To enhance the scalability of Polyhedra-based systems, if it now possible (simply by creating control records) to instruct a database to 'subscribe' to selected information from other databases. This is
implemented via a subscription mechanism, allowing one database to
specify what information it wants to cache from another database. Thus,
if a site has a number of separate Polyhedra-based SCADA systems (each
running part of the production line, water distribution network or
whatever), then it is easy to set up an overview database with
information about, say, all the analog(ue) sensors in all the
subsystems. Another use case would be to have some information in a central database
(a table of users and their passwords and access privileges, say) to
which all the remote databases subscribe; the information would only
need to be adjusted in one place and the change would automatically
propagate to all databases that subscribe to it. If the connection between databases is lost, the subscribing database still has a cache of the retrieved information, which is automatically brought up to date when the connection is re-established.
More details of this new functionality can be found here, and there is an example of its use in the Polyhedra release kits.

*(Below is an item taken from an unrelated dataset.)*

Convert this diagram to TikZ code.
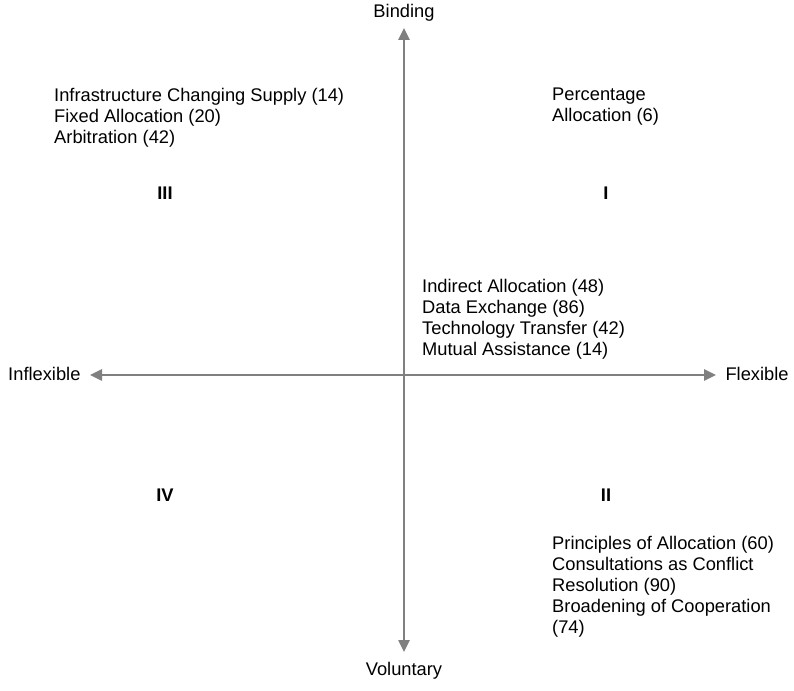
\documentclass[tikz,border=0pt]{standalone}
\usepackage{fontspec}
\setmainfont{Liberation Sans}
\usetikzlibrary{arrows.meta}

\begin{document}
\begin{tikzpicture}[x=1pt,y=1pt]

\useasboundingbox (0,0) rectangle (794,690);

\coordinate (cN) at (404,662);
\coordinate (cS) at (404,38);
\coordinate (cW) at (90,315);
\coordinate (cE) at (716,315);

\node[draw=none,font=\fontsize{18.3}{21}\selectfont,anchor=south]     (Binding)    at (404,665) {Binding};
\node[draw=none,font=\fontsize{18.3}{21}\selectfont,anchor=north]     (Voluntary)  at (404,31)  {Voluntary};
\node[draw=none,font=\fontsize{18.3}{21}\selectfont,anchor=east]      (Inflexible) at (84,316)  {Inflexible};
\node[draw=none,font=\fontsize{18.3}{21}\selectfont,anchor=west]      (Flexible)   at (722,316) {Flexible};

\node[draw=none,font=\fontsize{18.3}{21}\selectfont\bfseries] (III) at (165,497) {III};
\node[draw=none,font=\fontsize{18.3}{21}\selectfont\bfseries] (I)   at (606,497) {I};
\node[draw=none,font=\fontsize{18.3}{21}\selectfont\bfseries] (IV)  at (165,195) {IV};
\node[draw=none,font=\fontsize{18.3}{21}\selectfont\bfseries] (II)  at (606,195) {II};

\node[draw=none,font=\fontsize{18.3}{21}\selectfont,align=left,anchor=north west,inner sep=0pt] (TL) at (54,602)
  {Infrastructure Changing Supply (14)\\Fixed Allocation (20)\\Arbitration (42)};
\node[draw=none,font=\fontsize{18.3}{21}\selectfont,align=left,anchor=north west,inner sep=0pt] (TR) at (552,602)
  {Percentage\\Allocation (6)};
\node[draw=none,font=\fontsize{18.3}{21}\selectfont,align=left,anchor=north west,inner sep=0pt] (M) at (422,411)
  {Indirect Allocation (48)\\Data Exchange (86)\\Technology Transfer (42)\\Mutual Assistance (14)};
\node[draw=none,font=\fontsize{18.3}{21}\selectfont,align=left,anchor=north west,inner sep=0pt] (BR) at (552,154)
  {Principles of Allocation (60)\\Consultations as Conflict\\Resolution (90)\\Broadening of Cooperation\\(74)};

\draw[gray,line width=2.5pt,{Triangle[length=12pt,width=11pt]}-{Triangle[length=12pt,width=11pt]}] (cS) -- (cN);
\draw[gray,line width=2.5pt,{Triangle[length=12pt,width=11pt]}-{Triangle[length=12pt,width=11pt]}] (cW) -- (cE);

\end{tikzpicture}
\end{document}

The callback API is a proprietary API for writing client applications. In Polyhedra 9.0 this has been enhanced to enable a client application to ask for the SQL statements that it is likely to be using frequently to be prepared in advance, and then later executed as needed. The statements can contain positional or named parameters, and values for the parameters would be supplied by the client application when the statements are to be executed. As the SQL does not have to be parsed every time the statement is executed, they can be executed more efficiently, and a further performance gain comes from the reduced size of the messages from the client and server when invoking a prepared statement. Applications taking advantage of this new functionality will run substantially faster, and the callback API is the recommended API to use if you want to maximise performance.
previously, .NET applications wanting to access a Polyhedra database would have had to use Microsoft's ODBC or OLE DB Data providers in conjunction with the appropriate driver from Polyhedra. The new Polyhedra ADO.NET data provider allows a more direct and more efficient route, and as well as enabling the .NET application to make use of active queries it also allows it to take explicit control of features such as fault-tolerant connections and safe-commit mode.
Together, these enhancements can improve the performance of Polyhedra-based systems and make it much easier to set up data sharing between multiple Polyhedra systems.